É isso que Said correu para dizer aos amigos, depois do atentado: “Estamos dentro de uma grande história”. É isso que impede que se sintam minoria. E por isso “metade da minha raiva desapareceu de repente, quando amigos distantes me telefonaram. Vemos as palavras de Cristo se realizarem todas. Inclusive as de João, capítulo16: quem vos matar achará que está prestando um serviço a Deus. O que Jesus disse e que hoje acontece nos faz pensar na nossa fé”. E continua: “Nós podemos descobrir essa fé. E vivê-la com os outros”.
Rony está todo concentrado nas palavras de Said, seu rosto diz que também para ele é uma conquista passo a passo. Ele é libanês, mas não importa: ele sente o atentado como assunto seu. “É a resposta do mal ao bem que está crescendo.” E ele quer esse bem. “Diante do que aconteceu, qual é o caminho que a fé me indica?” As pessoas em volta dele é que o reconhecem: depois da chacina, muitos foram até ele entristecidos. Simplesmente porque ele nunca deixa que “um encontro, mesmo de cinco minutos, passe sem que o outro saiba que o meu Senhor lhe ama”.
“O destino dos meus filhos”. Vidas moldadas por “pensamentos e ações que nascem da fé”. O Papa, na sua viagem à Jerusalém, disse que a cultura, a verdadeira (“não definida pelos limites do tempo e do lugar”), vem daí. De vidas que refletem a irrupção de Deus. Vidas que amam. “Depois que Cristo morreu, serviu-se do amor dos discípulos para que nós entendêssemos a Sua morte”, diz Said. Há momentos em que ele pensa que a morte desses irmãos talvez fosse “necessária”. O certo, porém, é que agora “é necessário o amor dos discípulos” para que o sentido se revele. “Só assim entendo a minha missão, em relação a mim mesmo, em relação aos meus amigos e a todos.”

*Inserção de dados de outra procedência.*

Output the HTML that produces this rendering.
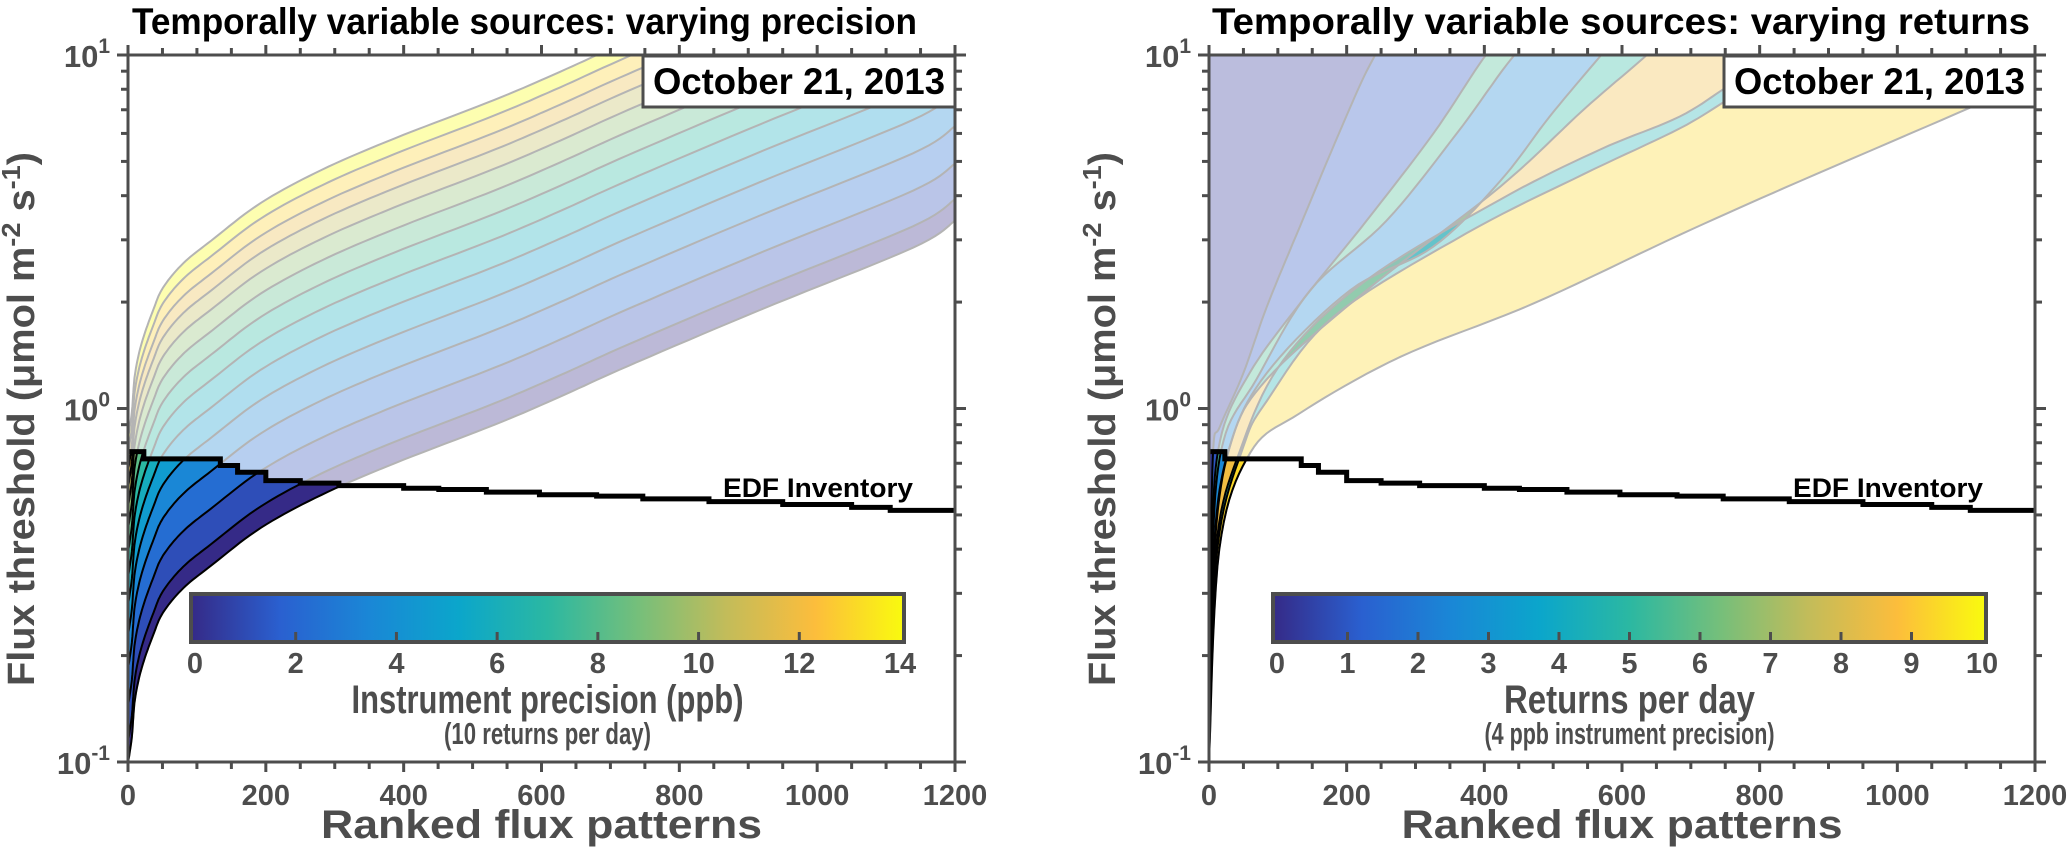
<!DOCTYPE html>
<html><head><meta charset="utf-8">
<style>
html,body{margin:0;padding:0;background:#fff;}
svg{display:block;font-family:"Liberation Sans",Arial,sans-serif;font-weight:bold;}
</style></head>
<body>
<svg id="fig" width="2067" height="855" viewBox="0 0 2067 855" xmlns="http://www.w3.org/2000/svg">
<defs>
<clipPath id="clipL"><rect x="128" y="55" width="827" height="707"/></clipPath>
<clipPath id="clipR"><rect x="1209" y="55" width="826" height="707"/></clipPath>
<clipPath id="edfL"><path id="edfLclip" d=""/></clipPath>
<clipPath id="edfR"><path id="edfRclip" d=""/></clipPath>
<linearGradient id="parGrad" x1="0" x2="1" y1="0" y2="0"></linearGradient>
</defs>
<g id="layer"></g>
</svg>
<script>
// ---------- data ----------
const edfRank = [0,23,134,159,200,250,306,400,451,520,597,680,747,843,950,1050,1106,1200];
const edfFlux = [0.755,0.72,0.69,0.66,0.625,0.615,0.605,0.595,0.59,0.58,0.57,0.565,0.555,0.545,0.535,0.525,0.515,0.51];
const baseRank = [0,2,6,10,20,37,51,80,121,193,281,387,532,627,726,917,1139,1200];
const baseFlux = [0.1,0.105,0.12,0.15,0.185,0.23,0.265,0.31,0.36,0.46,0.57,0.70,0.9,1.08,1.32,1.9,2.85,3.4];
const precisionLevels = [1,2,3,4,5,6,7,8,9,10,11,12,13,14];
const precisionMult = [1,1.15,1.45,1.85,2.3,2.8,3.35,3.95,4.6,5.3,6.0,6.7,7.5,8.3];
const rRank = [
 [0,2,6,16,50,84,132,195,239,300],
 [0,4,16,59,132,229,326,399,450],
 [0,5,21,69,147,258,360,440,500],
 [0,7,30,84,205,326,423,495,566,620],
 [0,8,32,84,229,423,544,631,700],
 [0,10,45,108,229,423,568,684,760,850],
 [0,12,50,84,181,374,544,684,760,860,950],
 [0,15,60,132,278,471,684,859,1106,1200]
];
const rFlux = [
 [0.1,0.3,0.76,0.89,1.26,1.94,3.27,6.4,9.8,15],
 [0.1,0.4,0.81,1.26,1.98,3.4,6.0,9.8,13],
 [0.1,0.4,0.81,1.21,2.16,3.4,6.0,9.8,13],
 [0.1,0.4,0.78,1.26,2.16,2.87,4.4,6.7,9.8,13],
 [0.1,0.4,0.8,1.21,2.16,4.24,7.0,9.8,13],
 [0.1,0.4,0.76,1.37,2.31,3.9,5.4,6.7,8.3,10.5],
 [0.1,0.4,0.78,1.05,1.82,3.13,4.6,6.2,7.6,9.8,12],
 [0.1,0.4,0.75,0.97,1.40,1.98,3.1,4.4,7.1,8.6]
];
const rBandLevel = [0.03,0.1,0.55,0.25,0.5,0.85,0.45,0.93];
const leftTicks = [0,2,4,6,8,10,12,14];
const rightTicks = [0,1,2,3,4,5,6,7,8,9,10];
const xTickLabels = [0,200,400,600,800,1000,1200];

// ---------- helpers ----------
const NS = "http://www.w3.org/2000/svg";
const layer = document.getElementById('layer');
const AX = '#4d4d4d';
const YT = 55, YB = 762;
function yv(v){ return YT + (1 - Math.log10(v)) * (YB - YT) / 2; }
function xL(u){ return 128 + u * 827 / 1200; }
function xR(u){ return 1209 + u * 826 / 1200; }
function mk(tag, attrs, parent){
  const e = document.createElementNS(NS, tag);
  for (const k in attrs) e.setAttribute(k, attrs[k]);
  (parent || layer).appendChild(e);
  return e;
}
const stops = [[0,'#352a87'],[0.125,'#2a60d0'],[0.25,'#1a87d6'],[0.375,'#0ba6cb'],[0.5,'#2bb8a2'],[0.625,'#74bf7b'],[0.75,'#c2bc5a'],[0.875,'#fcbd3c'],[1,'#f9fb0e']];
function hex(h){ return [1,3,5].map(i=>parseInt(h.substr(i,2),16)); }
function parula(t){
  t = Math.max(0, Math.min(1, t));
  for (let i=0;i<stops.length-1;i++){
    if (t <= stops[i+1][0]){
      const a=hex(stops[i][1]), b=hex(stops[i+1][1]);
      const f=(t-stops[i][0])/(stops[i+1][0]-stops[i][0]);
      return 'rgb('+a.map((c,j)=>Math.round(c+(b[j]-c)*f)).join(',')+')';
    }
  }
  return stops[stops.length-1][1];
}
const grad = document.getElementById('parGrad');
stops.forEach(s=>{ const st=document.createElementNS(NS,'stop'); st.setAttribute('offset',s[0]); st.setAttribute('stop-color',s[1]); grad.appendChild(st); });

// smooth (Catmull-Rom) pixel points through data samples
function ptsStr(xs, ys, xf){
  const P = xs.map((u,i)=>[xf(u), yv(ys[i])]);
  const out = [];
  for (let i=0;i<P.length-1;i++){
    const p0=P[Math.max(0,i-1)], p1=P[i], p2=P[i+1], p3=P[Math.min(P.length-1,i+2)];
    for (let s=0;s<10;s++){
      const t=s/10, t2=t*t, t3=t2*t;
      const f=(a,b,c,d)=>0.5*((2*b)+(-a+c)*t+(2*a-5*b+4*c-d)*t2+(-a+3*b-3*c+d)*t3);
      out.push(f(p0[0],p1[0],p2[0],p3[0]).toFixed(1)+','+f(p0[1],p1[1],p2[1],p3[1]).toFixed(1));
    }
  }
  const L=P[P.length-1]; out.push(L[0].toFixed(1)+','+L[1].toFixed(1));
  return out;
}
function edfPath(xf){
  let d = 'M'+xf(edfRank[0])+','+yv(edfFlux[0]);
  for (let i=1;i<edfRank.length;i++){
    d += ' L'+xf(edfRank[i])+','+yv(edfFlux[i-1])+' L'+xf(edfRank[i])+','+yv(edfFlux[i]);
  }
  return d;
}
function edfClip(xf){
  return edfPath(xf)+' L'+xf(1200)+','+YB+' L'+xf(0)+','+YB+' Z';
}
document.getElementById('edfLclip').setAttribute('d', edfClip(xL));
document.getElementById('edfRclip').setAttribute('d', edfClip(xR));
function bandPoly(xa, ya, xb, yb, xf){
  return ptsStr(xa, ya, xf).concat(ptsStr(xb, yb, xf).reverse()).join(' ');
}

// ---------- left panel ----------
const leftCurves = precisionMult.map(m => baseFlux.map(v => v*m));
const gL = mk('g',{'clip-path':'url(#clipL)'});


for (let k=0;k<leftCurves.length-1;k++){
  const p = mk('polygon',{points:bandPoly(baseRank,leftCurves[k],baseRank,leftCurves[k+1],xL),fill:parula(k/12),'fill-opacity':0.33}, gL);
  
  
}
leftCurves.forEach((c,k)=>{
  const l = mk('polyline',{points:ptsStr(baseRank,c,xL).join(' '),fill:'none',stroke:'#b4b4b4','stroke-width':2}, gL);
  
  
});
const gLd = mk('g',{'clip-path':'url(#edfL)'}, gL);


for (let k=0;k<leftCurves.length-1;k++){
  const p = mk('polygon',{points:bandPoly(baseRank,leftCurves[k],baseRank,leftCurves[k+1],xL),fill:parula(k/12)}, gLd);
  
  
}
leftCurves.forEach((c,k)=>{
  const l = mk('polyline',{points:ptsStr(baseRank,c,xL).join(' '),fill:'none',stroke:'#000','stroke-width':2}, gLd);
  
  
});
const edfL = mk('path',{d:edfPath(xL),fill:'none',stroke:'#000','stroke-width':5}, gL);



// ---------- right panel ----------
const gR = mk('g',{'clip-path':'url(#clipR)'});


function rightBands(parent, opaque){
  const top = ptsStr(rRank[0], rFlux[0], xR);
  const first = top.concat([xR(rRank[0][rRank[0].length-1])+','+yv(15), xR(0)+','+yv(15)]).join(' ');
  const p0 = mk('polygon',{points:first,fill:parula(rBandLevel[0]),'fill-opacity':opaque?1:0.33}, parent);
  
  
  for (let j=0;j<rRank.length-1;j++){
    const p = mk('polygon',{points:bandPoly(rRank[j],rFlux[j],rRank[j+1],rFlux[j+1],xR),fill:parula(rBandLevel[j+1]),'fill-opacity':opaque?1:0.33}, parent);
    
    
  }
  rRank.forEach((xs,j)=>{
    const l = mk('polyline',{points:ptsStr(xs,rFlux[j],xR).join(' '),fill:'none',stroke:opaque?'#000':'#b4b4b4','stroke-width':2}, parent);
    
    
  });
}
rightBands(gR, false);
const gRd = mk('g',{'clip-path':'url(#edfR)'}, gR);


rightBands(gRd, true);
const edfR = mk('path',{d:edfPath(xR),fill:'none',stroke:'#000','stroke-width':5}, gR);



// ---------- axes ----------
function axes(x0, x1, xf, side){
  const g = mk('g',{});
  
  
  mk('rect',{x:x0,y:YT,width:x1-x0,height:YB-YT,fill:'none',stroke:AX,'stroke-width':3}, g);
  for (let u=0;u<=1200;u+=50){
    const L = (u%200===0)?10:7, X=xf(u);
    mk('line',{x1:X,x2:X,y1:YB,y2:YB+L,stroke:AX,'stroke-width':3}, g);
    mk('line',{x1:X,x2:X,y1:YT,y2:YT-L,stroke:AX,'stroke-width':3}, g);
  }
  [0.1,1].forEach(dec=>{
    for (let m=1;m<=10;m++){
      const v=dec*m, Y=yv(v), L=(m===1||m===10)?11:7;
      mk('line',{x1:x0,x2:x0-L,y1:Y,y2:Y,stroke:AX,'stroke-width':3}, g);
      mk('line',{x1:x1,x2:x1+L,y1:Y,y2:Y,stroke:AX,'stroke-width':3}, g);
    }
  });
  xTickLabels.forEach(v=>{
    const t = mk('text',{x:xf(v),y:805,'text-anchor':'middle','font-size':29,fill:AX}, g);
    t.textContent = v;
    
    
  });
  [[1,'1'],[0,'0'],[-1,'-1']].forEach(([e,s])=>{
    const t = mk('text',{x:x0-18,y:yv(Math.pow(10,e))+12,'text-anchor':'end','font-size':31,fill:AX}, g);
    t.innerHTML = '10<tspan dy="-14" font-size="21">'+s+'</tspan>';
    
    
  });
  const xt = mk('text',{x:(x0+x1)/2,y:838,'text-anchor':'middle','font-size':40,fill:AX,textLength:441,lengthAdjust:'spacingAndGlyphs'}, g);
  xt.textContent = 'Ranked flux patterns';
  
  
  const cx = x0-94, cy = 419;
  const yt = mk('text',{x:cx,y:cy,'text-anchor':'middle','font-size':38,fill:AX,transform:'rotate(-90 '+cx+' '+cy+')',textLength:534,lengthAdjust:'spacingAndGlyphs'}, g);
  yt.innerHTML = 'Flux threshold (\u03bcmol m<tspan dy="-14" font-size="26">-2</tspan><tspan dy="14"> s</tspan><tspan dy="-14" font-size="26">-1</tspan><tspan dy="14">)</tspan>';
  
  
}
axes(128, 955, xL, 'left');
axes(1209, 2035, xR, 'right');

// ---------- titles, boxes, labels ----------
function txt(s, attrs, name){
  const t = mk('text', attrs);
  t.textContent = s;
  
  
  return t;
}
txt('Temporally variable sources: varying precision',{x:132,y:34,'font-size':37,fill:'#000',textLength:785,lengthAdjust:'spacingAndGlyphs'},'left-title');
txt('Temporally variable sources: varying returns',{x:1212,y:34,'font-size':37,fill:'#000',textLength:818,lengthAdjust:'spacingAndGlyphs'},'right-title');
[[643,955,'left'],[1724,2035,'right']].forEach(([a,b,s])=>{
  const r = mk('rect',{x:a,y:56,width:b-a,height:51,fill:'#fff',stroke:AX,'stroke-width':3});
  
  
  txt('October 21, 2013',{x:a+10,y:94,'font-size':37,fill:'#000',textLength:b-a-20,lengthAdjust:'spacingAndGlyphs'}, s+'-date-label');
});
txt('EDF Inventory',{x:913,y:497,'text-anchor':'end','font-size':27,fill:'#000',textLength:190,lengthAdjust:'spacingAndGlyphs'},'edf-label-left');
txt('EDF Inventory',{x:1983,y:497,'text-anchor':'end','font-size':27,fill:'#000',textLength:190,lengthAdjust:'spacingAndGlyphs'},'edf-label-right');

// ---------- colorbars ----------
function colorbar(x0, x1, ticks, maxV, side, title, sub, tW, sW){
  const g = mk('g',{});
  
  
  mk('rect',{x:x0,y:594,width:x1-x0,height:48,fill:'url(#parGrad)',stroke:AX,'stroke-width':4}, g);
  const i0=x0+4, i1=x1-4;
  ticks.forEach(v=>{
    const X = i0 + (i1-i0)*v/maxV;
    if (v>0 && v<maxV) mk('line',{x1:X,x2:X,y1:640,y2:632,stroke:AX,'stroke-width':3}, g);
    const t = mk('text',{x:X,y:673,'text-anchor':'middle','font-size':29,fill:AX}, g);
    t.textContent = v;
    
    
  });
  const c = (x0+x1)/2;
  const a = mk('text',{x:c,y:713,'text-anchor':'middle','font-size':40,fill:AX,textLength:tW,lengthAdjust:'spacingAndGlyphs'}, g);
  a.textContent = title;
  
  
  const b = mk('text',{x:c,y:744,'text-anchor':'middle','font-size':31,fill:AX,textLength:sW,lengthAdjust:'spacingAndGlyphs'}, g);
  b.textContent = sub;
  
  
}
colorbar(191, 904, leftTicks, 14, 'left', 'Instrument precision (ppb)', '(10 returns per day)', 392, 207);
colorbar(1273, 1986, rightTicks, 10, 'right', 'Returns per day', '(4 ppb instrument precision)', 251, 290);
</script>
</body></html>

Anne tem lágrimas nos olhos. Diz que aquilo que ouviu representa uma esperança para a sua família. Porque a união entre ela e seu marido “é um milagre que não podemos construir: só é possível pela presença de Alguém atuando. Mas o mundo não aceita o que acontece conosco. Rejeita. E assim poderia rejeitar os nossos filhos, fruto dessa união. No entanto, agora sei que não só eles têm uma missão especial, mas que o destino deles tem um lugar”.